飲まない人が日本経済を救う 「ゲコノミクス」が来る
『ゲコノミクス』
ゲコは客単価が低いのか
副題は「巨大市場を開拓せよ!」です。その潜在力はいかほどなのでしょうか。日本のアルコール飲料市場は出荷ベースで、3兆6000億円です。この数字をもとに著者はゲコノミクスの市場規模を約3000億円と試算します。そして、この市場を開拓するためのヒントが第4章で提示されます。ここでは非アルコール飲料のマーケティングについて、鍵となるコンセプトがいくつか挙げられています。
「ゲコ=客単価が低い」とは限らないと著者は強調します。お茶が1本60万円もする世界だってあります。フレンチやイタリアンにはワインが欠かせないという認識も変わりつつあります。最近はアルコール、ノンアルコールに関わらず食事や店の雰囲気に合う飲み物を提供する「ペアリング」が人気になってきました。ノンアルドリンクを提供することが客単価を上げ、競争力の強化につながるのです。「ゲコ」をターゲットにした経営の視点について、著者は次のように提案します。ちなみここで言う「ノミスト」は「飲みスト」、つまりアルコール愛飲者です。
ゲコノミストが幸せに過ごせるお店をつくれば、ほかのレストランとの十分な差別化ポイントになるでしょう。
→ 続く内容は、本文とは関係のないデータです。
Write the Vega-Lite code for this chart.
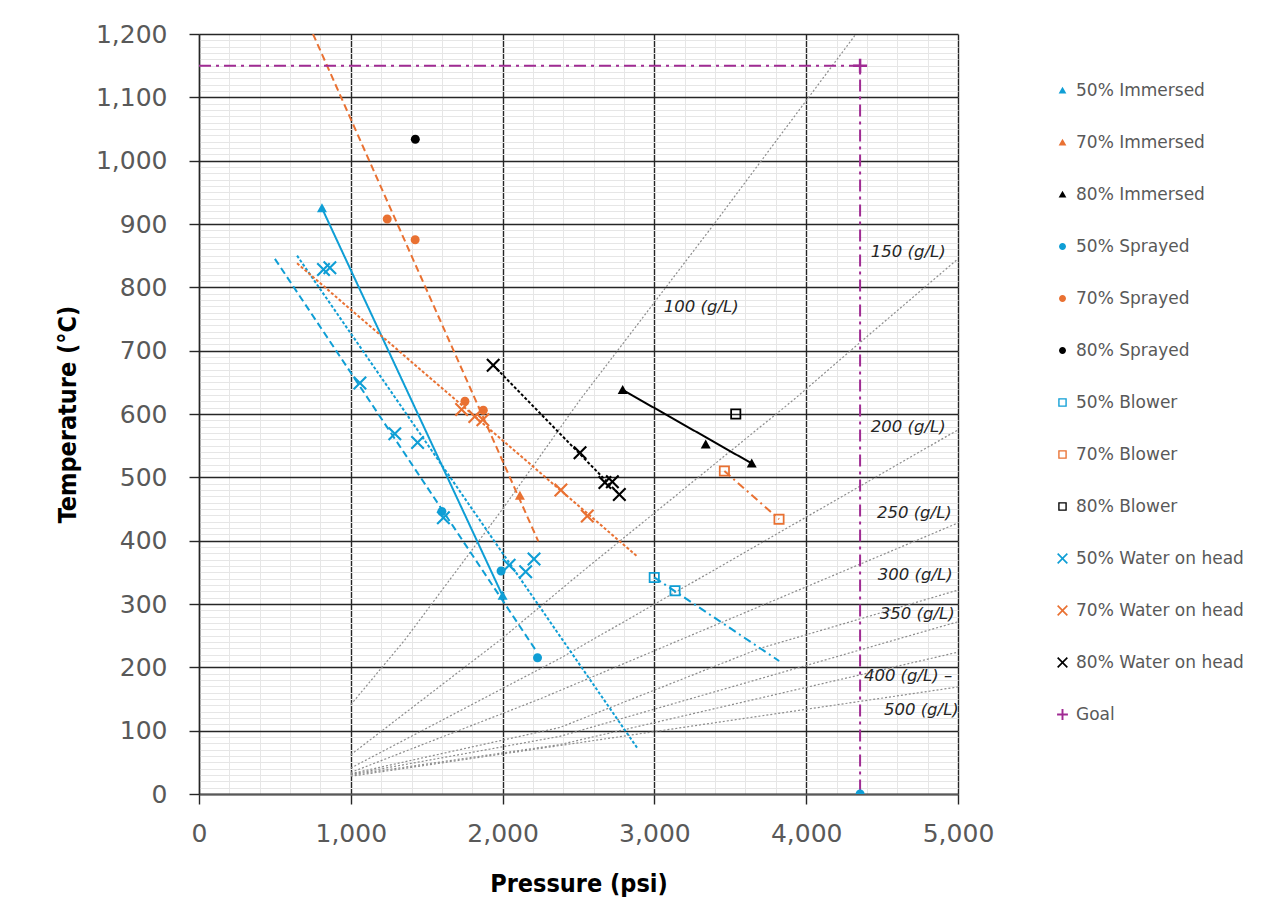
{
  "$schema": "https://vega.github.io/schema/vega-lite/v6.json",
  "autosize": {"type": "none"},
  "padding": {"left": 199, "top": 34, "right": 321, "bottom": 130},
  "width": 759,
  "height": 760,
  "background": "white",
  "config": {
    "view": {"stroke": null}
  },
  "datasets": {
    "points": [
      {"series": "50% Immersed", "x": 810, "y": 925},
      {"series": "50% Immersed", "x": 2000, "y": 313},
      {"series": "70% Immersed", "x": 2114, "y": 471},
      {"series": "80% Immersed", "x": 2791, "y": 638},
      {"series": "80% Immersed", "x": 3338, "y": 552},
      {"series": "80% Immersed", "x": 3641, "y": 522},
      {"series": "50% Sprayed", "x": 1600, "y": 446},
      {"series": "50% Sprayed", "x": 1990, "y": 352},
      {"series": "50% Sprayed", "x": 2230, "y": 215},
      {"series": "50% Sprayed", "x": 4355, "y": 0},
      {"series": "70% Sprayed", "x": 1240, "y": 908},
      {"series": "70% Sprayed", "x": 1424, "y": 875},
      {"series": "70% Sprayed", "x": 1752, "y": 620},
      {"series": "70% Sprayed", "x": 1873, "y": 606},
      {"series": "80% Sprayed", "x": 1425, "y": 1034},
      {"series": "50% Blower", "x": 2999, "y": 342},
      {"series": "50% Blower", "x": 3136, "y": 321},
      {"series": "70% Blower", "x": 3461, "y": 510},
      {"series": "70% Blower", "x": 3821, "y": 434},
      {"series": "80% Blower", "x": 3536, "y": 600},
      {"series": "50% Water on head", "x": 820, "y": 828},
      {"series": "50% Water on head", "x": 862, "y": 831},
      {"series": "50% Water on head", "x": 1060, "y": 649},
      {"series": "50% Water on head", "x": 1290, "y": 569},
      {"series": "50% Water on head", "x": 1440, "y": 555},
      {"series": "50% Water on head", "x": 1610, "y": 436},
      {"series": "50% Water on head", "x": 2043, "y": 361},
      {"series": "50% Water on head", "x": 2152, "y": 351},
      {"series": "50% Water on head", "x": 2207, "y": 371},
      {"series": "70% Water on head", "x": 1730, "y": 607},
      {"series": "70% Water on head", "x": 1817, "y": 596},
      {"series": "70% Water on head", "x": 1870, "y": 591},
      {"series": "70% Water on head", "x": 2384, "y": 480},
      {"series": "70% Water on head", "x": 2558, "y": 439},
      {"series": "80% Water on head", "x": 1938, "y": 677},
      {"series": "80% Water on head", "x": 2510, "y": 539},
      {"series": "80% Water on head", "x": 2674, "y": 492},
      {"series": "80% Water on head", "x": 2723, "y": 493},
      {"series": "80% Water on head", "x": 2769, "y": 473},
      {"series": "Goal", "x": 4355, "y": 1150}
    ],
    "trends": [
      {"series": "50% Immersed", "method": "Immersed", "pt": 1, "x": 810, "y": 925},
      {"series": "50% Immersed", "method": "Immersed", "pt": 2, "x": 2000, "y": 313},
      {"series": "80% Immersed", "method": "Immersed", "pt": 1, "x": 2791, "y": 638},
      {"series": "80% Immersed", "method": "Immersed", "pt": 2, "x": 3641, "y": 522},
      {"series": "50% Sprayed", "method": "Sprayed", "pt": 1, "x": 500, "y": 845},
      {"series": "50% Sprayed", "method": "Sprayed", "pt": 2, "x": 2224, "y": 225},
      {"series": "70% Sprayed", "method": "Sprayed", "pt": 1, "x": 751, "y": 1200},
      {"series": "70% Sprayed", "method": "Sprayed", "pt": 2, "x": 2235, "y": 399},
      {"series": "50% Water on head", "method": "Water on head", "pt": 1, "x": 646, "y": 850},
      {"series": "50% Water on head", "method": "Water on head", "pt": 2, "x": 2886, "y": 73},
      {"series": "70% Water on head", "method": "Water on head", "pt": 1, "x": 646, "y": 838},
      {"series": "70% Water on head", "method": "Water on head", "pt": 2, "x": 2883, "y": 376},
      {"series": "80% Water on head", "method": "Water on head", "pt": 1, "x": 1938, "y": 677},
      {"series": "80% Water on head", "method": "Water on head", "pt": 2, "x": 2769, "y": 473},
      {"series": "50% Blower", "method": "Blower", "pt": 1, "x": 2999, "y": 342},
      {"series": "50% Blower", "method": "Blower", "pt": 2, "x": 3822, "y": 210},
      {"series": "70% Blower", "method": "Blower", "pt": 1, "x": 3461, "y": 510},
      {"series": "70% Blower", "method": "Blower", "pt": 2, "x": 3821, "y": 434},
      {"series": "Goal", "method": "Goal", "pt": 1, "x": 0, "y": 1150},
      {"series": "Goal", "method": "Goal", "pt": 2, "x": 4355, "y": 1150},
      {"series": "Goal", "method": "Goal", "pt": 3, "x": 4355, "y": 0}
    ],
    "density": [
      {"density": "100", "x": 1000, "y": 141},
      {"density": "100", "x": 1355, "y": 243},
      {"density": "100", "x": 2000, "y": 450},
      {"density": "100", "x": 2509, "y": 622},
      {"density": "100", "x": 3387, "y": 898},
      {"density": "100", "x": 4010, "y": 1098},
      {"density": "100", "x": 4328, "y": 1200},
      {"density": "150", "x": 1000, "y": 62},
      {"density": "150", "x": 1983, "y": 243},
      {"density": "150", "x": 2509, "y": 348},
      {"density": "150", "x": 3915, "y": 622},
      {"density": "150", "x": 4355, "y": 713},
      {"density": "150", "x": 5000, "y": 845},
      {"density": "200", "x": 1000, "y": 41},
      {"density": "200", "x": 2377, "y": 214},
      {"density": "200", "x": 3563, "y": 377},
      {"density": "200", "x": 5000, "y": 575},
      {"density": "250", "x": 1000, "y": 34},
      {"density": "250", "x": 2245, "y": 150},
      {"density": "250", "x": 3563, "y": 283},
      {"density": "250", "x": 5000, "y": 428},
      {"density": "300", "x": 1000, "y": 32},
      {"density": "300", "x": 2377, "y": 105},
      {"density": "300", "x": 3696, "y": 230},
      {"density": "300", "x": 5000, "y": 322},
      {"density": "350", "x": 1000, "y": 31},
      {"density": "350", "x": 2377, "y": 91},
      {"density": "350", "x": 5000, "y": 272},
      {"density": "400", "x": 1000, "y": 30},
      {"density": "400", "x": 2377, "y": 78},
      {"density": "400", "x": 5000, "y": 224},
      {"density": "500", "x": 1000, "y": 28},
      {"density": "500", "x": 5000, "y": 169}
    ],
    "labels": [
      {"label": "100 (g/L)", "x": 3062, "y": 769},
      {"label": "150 (g/L)", "x": 4426, "y": 856},
      {"label": "200 (g/L)", "x": 4426, "y": 580},
      {"label": "250 (g/L)", "x": 4466, "y": 444},
      {"label": "300 (g/L)", "x": 4472, "y": 346},
      {"label": "350 (g/L)", "x": 4485, "y": 284},
      {"label": "400 (g/L) –", "x": 4380, "y": 186},
      {"label": "500 (g/L)", "x": 4512, "y": 133}
    ]
  },
  "layer": [
    {
      "data": {"name": "density"},
      "mark": {"type": "line", "color": "#8c8c8c", "strokeWidth": 1.2, "strokeDash": [2, 2], "clip": true},
      "encoding": {
        "x": {
          "field": "x", "type": "quantitative",
          "scale": {"domain": [0, 5000], "nice": false, "zero": false},
          "axis": {
            "orient": "bottom", "grid": true, "gridColor": "#e6e6e6", "gridWidth": 1,
            "labels": false, "ticks": false, "domain": false, "title": null,
            "values": [0,200,400,600,800,1000,1200,1400,1600,1800,2000,2200,2400,2600,2800,3000,3200,3400,3600,3800,4000,4200,4400,4600,4800,5000]
          }
        },
        "y": {
          "field": "y", "type": "quantitative",
          "scale": {"domain": [0, 1200], "nice": false, "zero": false},
          "axis": {
            "orient": "left", "grid": true, "gridColor": "#e6e6e6", "gridWidth": 1,
            "labels": false, "ticks": false, "domain": false, "title": null,
            "values": [0,10,20,30,40,50,60,70,80,90,100,110,120,130,140,150,160,170,180,190,200,210,220,230,240,250,260,270,280,290,300,310,320,330,340,350,360,370,380,390,400,410,420,430,440,450,460,470,480,490,500,510,520,530,540,550,560,570,580,590,600,610,620,630,640,650,660,670,680,690,700,710,720,730,740,750,760,770,780,790,800,810,820,830,840,850,860,870,880,890,900,910,920,930,940,950,960,970,980,990,1000,1010,1020,1030,1040,1050,1060,1070,1080,1090,1100,1110,1120,1130,1140,1150,1160,1170,1180,1190,1200]
          }
        },
        "detail": {"field": "density", "type": "nominal"}
      }
    },
    {
      "data": {"name": "trends"},
      "mark": {"type": "line", "strokeWidth": 2, "clip": true},
      "encoding": {
        "x": {
          "field": "x", "type": "quantitative",
          "axis": {
            "orient": "bottom", "values": [0, 1000, 2000, 3000, 4000, 5000], "format": ",d",
            "grid": true, "gridColor": "#262626", "gridWidth": 1.4,
            "domainColor": "#595959", "domainWidth": 2,
            "tickColor": "#262626", "tickSize": 10, "tickWidth": 1.4,
            "labelFont": "DejaVu Sans", "labelFontSize": 25, "labelColor": "#595959",
            "labelPadding": 17, "labelFlush": false,
            "title": "Pressure (psi)", "titleFont": "DejaVu Sans Condensed", "titleFontWeight": "bold",
            "titleFontSize": 25, "titleColor": "#000000", "titleY": 89, "titleBaseline": "middle"
          }
        },
        "y": {
          "field": "y", "type": "quantitative",
          "axis": {
            "orient": "left", "values": [0,100,200,300,400,500,600,700,800,900,1000,1100,1200], "format": ",d",
            "grid": true, "gridColor": "#262626", "gridWidth": 1.4,
            "domainColor": "#262626", "domainWidth": 1.4,
            "tickColor": "#262626", "tickSize": 10, "tickWidth": 1.4,
            "labelFont": "DejaVu Sans", "labelFontSize": 25, "labelColor": "#595959",
            "labelPadding": 22, "labelFlush": false,
            "title": "Temperature (°C)", "titleFont": "DejaVu Sans Condensed", "titleFontWeight": "bold",
            "titleFontSize": 25, "titleColor": "#000000", "titleX": -132, "titleY": 380,
            "titleAngle": 270, "titleAlign": "center", "titleBaseline": "middle"
          }
        },
        "stroke": {
          "field": "series", "type": "nominal", "legend": null,
          "scale": {
            "domain": ["50% Immersed","80% Immersed","50% Sprayed","70% Sprayed","50% Blower","70% Blower","50% Water on head","70% Water on head","80% Water on head","Goal"],
            "range": ["#0F9ED5","#000000","#0F9ED5","#E97132","#0F9ED5","#E97132","#0F9ED5","#E97132","#000000","#A02B93"]
          }
        },
        "strokeDash": {
          "field": "method", "type": "nominal", "legend": null,
          "scale": {
            "domain": ["Immersed", "Sprayed", "Water on head", "Blower", "Goal"],
            "range": [[1, 0], [7, 4], [3, 2], [8, 4, 2, 4], [12, 5, 3, 5]]
          }
        },
        "order": {"field": "pt", "type": "quantitative"}
      }
    },
    {
      "data": {"name": "labels"},
      "mark": {"type": "text", "align": "left", "baseline": "middle", "font": "DejaVu Sans", "fontStyle": "italic", "fontSize": 16.5, "color": "#262626"},
      "encoding": {
        "x": {"field": "x", "type": "quantitative", "axis": null},
        "y": {"field": "y", "type": "quantitative", "axis": null},
        "text": {"field": "label"}
      }
    },
    {
      "data": {"name": "points"},
      "mark": {"type": "point", "filled": true, "opacity": 1, "size": 100, "strokeWidth": 0, "clip": true},
      "encoding": {
        "x": {"field": "x", "type": "quantitative", "axis": null},
        "y": {"field": "y", "type": "quantitative", "axis": null},
        "color": {
          "field": "series", "type": "nominal", "title": null,
          "scale": {
            "domain": ["50% Immersed","70% Immersed","80% Immersed","50% Sprayed","70% Sprayed","80% Sprayed","50% Blower","70% Blower","80% Blower","50% Water on head","70% Water on head","80% Water on head","Goal"],
            "range": ["#0F9ED5","#E97132","#000000","#0F9ED5","#E97132","#000000","#0F9ED5","#E97132","#000000","#0F9ED5","#E97132","#000000","#A02B93"]
          },
          "legend": {
            "orient": "none", "legendX": 855, "legendY": 48, "title": null,
            "labelFont": "DejaVu Sans", "labelFontSize": 17, "labelColor": "#595959", "labelLimit": 400,
            "rowPadding": 34, "symbolSize": 60, "symbolStrokeWidth": 0, "labelOffset": 5
          }
        },
        "shape": {
          "field": "series", "type": "nominal", "title": null,
          "scale": {
            "domain": ["50% Immersed","70% Immersed","80% Immersed","50% Sprayed","70% Sprayed","80% Sprayed","50% Blower","70% Blower","80% Blower","50% Water on head","70% Water on head","80% Water on head","Goal"],
            "range": [
              "M0,-1L1,0.8L-1,0.8Z", "M0,-1L1,0.8L-1,0.8Z", "M0,-1L1,0.8L-1,0.8Z",
              "M-0.9,0A0.9,0.9 0 1,0 0.9,0A0.9,0.9 0 1,0 -0.9,0Z", "M-0.9,0A0.9,0.9 0 1,0 0.9,0A0.9,0.9 0 1,0 -0.9,0Z", "M-0.9,0A0.9,0.9 0 1,0 0.9,0A0.9,0.9 0 1,0 -0.9,0Z",
              "M-1.1,-1.1H1.1V1.1H-1.1Z M-0.75,-0.75V0.75H0.75V-0.75Z", "M-1.1,-1.1H1.1V1.1H-1.1Z M-0.75,-0.75V0.75H0.75V-0.75Z", "M-1.1,-1.1H1.1V1.1H-1.1Z M-0.75,-0.75V0.75H0.75V-0.75Z",
              "M-1.4,-1.1L-1.1,-1.4L0,-0.3L1.1,-1.4L1.4,-1.1L0.3,0L1.4,1.1L1.1,1.4L0,0.3L-1.1,1.4L-1.4,1.1L-0.3,0Z", "M-1.4,-1.1L-1.1,-1.4L0,-0.3L1.1,-1.4L1.4,-1.1L0.3,0L1.4,1.1L1.1,1.4L0,0.3L-1.1,1.4L-1.4,1.1L-0.3,0Z", "M-1.4,-1.1L-1.1,-1.4L0,-0.3L1.1,-1.4L1.4,-1.1L0.3,0L1.4,1.1L1.1,1.4L0,0.3L-1.1,1.4L-1.4,1.1L-0.3,0Z",
              "M-1.4,-0.25H-0.25V-1.4H0.25V-0.25H1.4V0.25H0.25V1.4H-0.25V0.25H-1.4Z"
            ]
          },
          "legend": {
            "orient": "none", "legendX": 855, "legendY": 48, "title": null,
            "labelFont": "DejaVu Sans", "labelFontSize": 17, "labelColor": "#595959", "labelLimit": 400,
            "rowPadding": 34, "symbolSize": 60, "symbolStrokeWidth": 0, "labelOffset": 5
          }
        }
      }
    }
  ],
  "resolve": {"axis": {"x": "independent", "y": "independent"}}
}
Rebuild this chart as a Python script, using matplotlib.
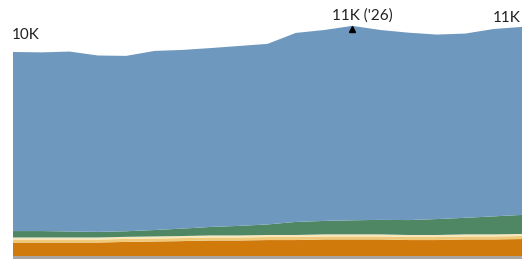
import numpy as np
import matplotlib.pyplot as plt

# years on x axis
years = list(range(2014, 2033))

# stacked layers (thousands), bottom to top
gray = [0.145] * 19
orange = [0.65, 0.65, 0.65, 0.65, 0.68, 0.70, 0.72, 0.75, 0.75, 0.77,
          0.77, 0.80, 0.80, 0.80, 0.77, 0.77, 0.80, 0.80, 0.82]
yellow = [0.145] * 19
pale = [0.10] * 19
green = [0.31, 0.31, 0.29, 0.27, 0.27, 0.31, 0.36, 0.41, 0.46, 0.51,
         0.63, 0.65, 0.68, 0.70, 0.72, 0.77, 0.80, 0.87, 0.92]
blue = [8.65, 8.63, 8.69, 8.52, 8.47, 8.65, 8.63, 8.64, 8.69, 8.72,
        9.13, 9.22, 9.39, 9.17, 9.05, 8.91, 8.90, 9.05, 9.08]

colors = ['#a9a6a1', '#d17a0c', '#f0c978', '#f7e7bb', '#4f8765', '#6f98bf']

plt.rcParams['font.family'] = ['Lato', 'DejaVu Sans']

fig = plt.figure(figsize=(5.22, 2.59), dpi=100)
ax = fig.add_axes([13 / 522, 0, 509 / 522, 1])
ax.stackplot(years, gray, orange, yellow, pale, green, blue, colors=colors,
             linewidth=0)

total = np.sum([gray, orange, yellow, pale, green, blue], axis=0)
ax.set_xlim(years[0], years[-1])
ax.set_ylim(0, 12.51)
ax.axis('off')

# labels
ax.annotate(f"{total[0]:.0f}K", (years[0], total[0]), xytext=(-1, 10),
            textcoords='offset pixels', ha='left', va='bottom', fontsize=11,
            color='#222222', annotation_clip=False)

pk = int(np.argmax(total))
ax.plot(years[pk], total[pk] - 0.15, marker='^', color='black', markersize=4)
ax.annotate(f"{total[pk]:.0f}K ('{years[pk] % 100:02d})", (years[pk], total[pk]),
            xytext=(10, 3), textcoords='offset pixels', ha='center',
            va='bottom', fontsize=11, color='#222222')

ax.annotate(f"{total[-1]:.0f}K", (years[-1], total[-1]), xytext=(-29, 2),
            textcoords='offset pixels', ha='left', va='bottom', fontsize=11,
            color='#222222', annotation_clip=False)

fig.savefig('out.png', dpi=100)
重要なのは、ただノンアルドリンクを増やすのではなく、「ノミストに提供しているコンテンツと同じ満足度に仕上げられているか」という観点でのチェックをすることです。その上で「お酒を飲まないお客さまに向けて、お酒を飲む人と同じレベルで満足していただけるドリンクを用意している」ということをきちんと発信すれば、これまでリーチできていなかった層にアプローチできるはずです。
(第4章 ゲコ市場開拓のヒント 167ページ)
「ちびりちびり」に憧れも
本書の締めくくりは、お酒を飲まない糸井重里氏と藤野氏の「ゲコ対談」です。糸井氏は、自分は飲まなくても「ノミスト」は好きなのだそうです。むしろ、酒を飲める人に憧れる面もあります。藤野氏は「酒がすごいところは、いろいろな歴史や文化が醸成されているところ。そこに、ぼくら飲めない人間の憧れみたいなところがあって、飲めない人たちの、飲まないことによる文化がまだないですよね。そこをつくりたいですね」と糸井氏に語りかけます。
藤野 ないですね。
糸井 お茶を飲んでいますからね。
藤野 男同士とかで、恋人でもないのに、お酒をちびりちびり飲みながら、黙って時間が流れているけど、でも、いい感じ。あれはうらやましいですよね。
(ゲコ×ゲコ 特別対談 215ページ)
対談の最後に、藤野氏は酒を飲む人も飲まない人も、お酒があまり出ないところで楽しむ「ゲコナイト」という集いを紹介しています。そんな交流の場を通して、ゲコと「飲んべえ」が楽しく共生できるようなアイデアが、いろいろと出てくることを期待しましょう。
◆編集者からひとこと 日本経済新聞出版・酒井圭子
あなたの職場にお酒をムリに勧める上司・同僚はいますか? そんなときどう対応していますか?
ゲコノミストの本音満載の本書は、藤野さんがネットに寄稿した記事『「酒を飲まない人」をバカにする人たちは「大きな勘違い」をしている』がきっかけで生まれました。フェイスブックで1万以上シェアされるなどこの記事は世代を超えてバズり、コメント欄では多くのゲコノミストが「飲めないこと」によるつらい体験を告白したのです。お酒も飲み会も大好きな私にとって、ゲコノミストとの出会いは未知の世界への第一歩でした。
ゲコ市場(経済)をタイトルにうたっていますが、この本のもうひとつ大きなテーマは相互理解(社会)です。自分とは異なる体質・嗜好・思考の人を排除したり、無理強いをしたりしない。お酒を飲む・飲まないだけでなく、あらゆる事柄に関して受容の気持ちを持つことの大切さを教えてくれます。